# [The exercise]
For each line below that includes the word "this", make a copy.

Figure scripts:
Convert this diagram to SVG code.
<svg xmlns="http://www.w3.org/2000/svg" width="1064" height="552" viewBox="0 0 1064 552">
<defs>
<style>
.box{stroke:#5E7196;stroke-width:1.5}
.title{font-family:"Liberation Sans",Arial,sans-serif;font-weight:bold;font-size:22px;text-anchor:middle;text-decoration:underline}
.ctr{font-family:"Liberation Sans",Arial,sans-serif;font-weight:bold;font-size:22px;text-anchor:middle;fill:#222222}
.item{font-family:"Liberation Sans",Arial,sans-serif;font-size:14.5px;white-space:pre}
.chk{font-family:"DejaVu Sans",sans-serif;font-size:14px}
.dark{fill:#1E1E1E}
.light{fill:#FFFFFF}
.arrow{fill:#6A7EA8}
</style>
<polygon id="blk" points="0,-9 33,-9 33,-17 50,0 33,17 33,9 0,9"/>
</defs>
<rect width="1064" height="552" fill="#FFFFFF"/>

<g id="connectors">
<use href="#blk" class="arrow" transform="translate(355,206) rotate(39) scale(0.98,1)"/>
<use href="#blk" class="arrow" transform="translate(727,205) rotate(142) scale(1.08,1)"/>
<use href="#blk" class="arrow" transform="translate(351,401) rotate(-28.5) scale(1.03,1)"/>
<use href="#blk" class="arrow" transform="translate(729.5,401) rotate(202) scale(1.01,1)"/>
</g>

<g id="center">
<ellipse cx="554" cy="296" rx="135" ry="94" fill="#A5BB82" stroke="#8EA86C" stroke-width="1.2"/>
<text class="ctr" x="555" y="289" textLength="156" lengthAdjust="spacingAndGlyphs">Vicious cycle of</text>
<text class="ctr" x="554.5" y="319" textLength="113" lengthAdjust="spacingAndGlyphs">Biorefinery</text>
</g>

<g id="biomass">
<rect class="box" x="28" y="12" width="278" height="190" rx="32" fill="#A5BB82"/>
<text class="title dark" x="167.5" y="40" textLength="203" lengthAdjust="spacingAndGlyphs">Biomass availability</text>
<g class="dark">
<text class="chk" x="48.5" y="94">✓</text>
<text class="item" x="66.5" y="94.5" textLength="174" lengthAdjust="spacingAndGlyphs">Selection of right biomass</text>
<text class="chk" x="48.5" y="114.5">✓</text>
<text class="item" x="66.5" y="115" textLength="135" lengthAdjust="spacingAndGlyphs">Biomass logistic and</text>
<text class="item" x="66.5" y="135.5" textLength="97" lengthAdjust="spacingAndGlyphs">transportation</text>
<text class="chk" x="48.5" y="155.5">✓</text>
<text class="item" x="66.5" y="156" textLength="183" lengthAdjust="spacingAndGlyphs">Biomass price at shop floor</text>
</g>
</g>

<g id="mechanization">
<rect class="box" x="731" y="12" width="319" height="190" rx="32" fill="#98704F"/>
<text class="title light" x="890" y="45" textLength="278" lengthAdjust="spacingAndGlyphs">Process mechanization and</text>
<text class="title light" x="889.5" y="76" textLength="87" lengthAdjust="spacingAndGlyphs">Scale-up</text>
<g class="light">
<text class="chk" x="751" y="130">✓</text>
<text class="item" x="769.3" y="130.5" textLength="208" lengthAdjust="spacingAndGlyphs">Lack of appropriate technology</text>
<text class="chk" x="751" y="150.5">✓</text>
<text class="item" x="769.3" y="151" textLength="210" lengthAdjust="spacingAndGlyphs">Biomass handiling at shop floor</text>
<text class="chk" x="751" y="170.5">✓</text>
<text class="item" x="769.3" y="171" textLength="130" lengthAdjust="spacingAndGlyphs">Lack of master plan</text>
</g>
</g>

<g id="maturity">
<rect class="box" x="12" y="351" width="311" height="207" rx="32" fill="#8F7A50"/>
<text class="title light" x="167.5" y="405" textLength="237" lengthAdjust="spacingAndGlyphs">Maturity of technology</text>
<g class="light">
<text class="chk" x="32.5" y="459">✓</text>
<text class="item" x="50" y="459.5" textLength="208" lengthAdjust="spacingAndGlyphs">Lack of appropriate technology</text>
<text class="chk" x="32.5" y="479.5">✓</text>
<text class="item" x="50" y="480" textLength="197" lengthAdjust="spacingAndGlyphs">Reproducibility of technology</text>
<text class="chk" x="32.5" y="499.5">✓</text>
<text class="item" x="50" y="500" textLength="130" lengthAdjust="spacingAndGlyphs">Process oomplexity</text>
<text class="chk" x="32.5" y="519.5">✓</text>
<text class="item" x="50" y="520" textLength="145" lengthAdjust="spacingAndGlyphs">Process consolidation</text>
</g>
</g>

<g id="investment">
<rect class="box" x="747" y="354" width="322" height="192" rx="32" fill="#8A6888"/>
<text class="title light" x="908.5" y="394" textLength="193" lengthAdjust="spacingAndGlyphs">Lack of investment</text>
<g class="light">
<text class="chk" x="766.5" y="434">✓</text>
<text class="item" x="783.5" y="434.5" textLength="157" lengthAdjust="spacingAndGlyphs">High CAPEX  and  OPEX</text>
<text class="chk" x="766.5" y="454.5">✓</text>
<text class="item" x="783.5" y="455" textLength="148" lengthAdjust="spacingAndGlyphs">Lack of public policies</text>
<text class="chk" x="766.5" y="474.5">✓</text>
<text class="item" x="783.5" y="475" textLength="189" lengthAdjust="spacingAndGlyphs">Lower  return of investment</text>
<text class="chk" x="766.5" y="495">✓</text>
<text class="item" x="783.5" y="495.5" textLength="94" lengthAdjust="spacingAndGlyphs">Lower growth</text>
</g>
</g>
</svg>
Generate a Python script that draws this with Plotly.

# [Solution to the problem]
Convert this diagram to SVG code.
Generate a Python script that draws this with Plotly.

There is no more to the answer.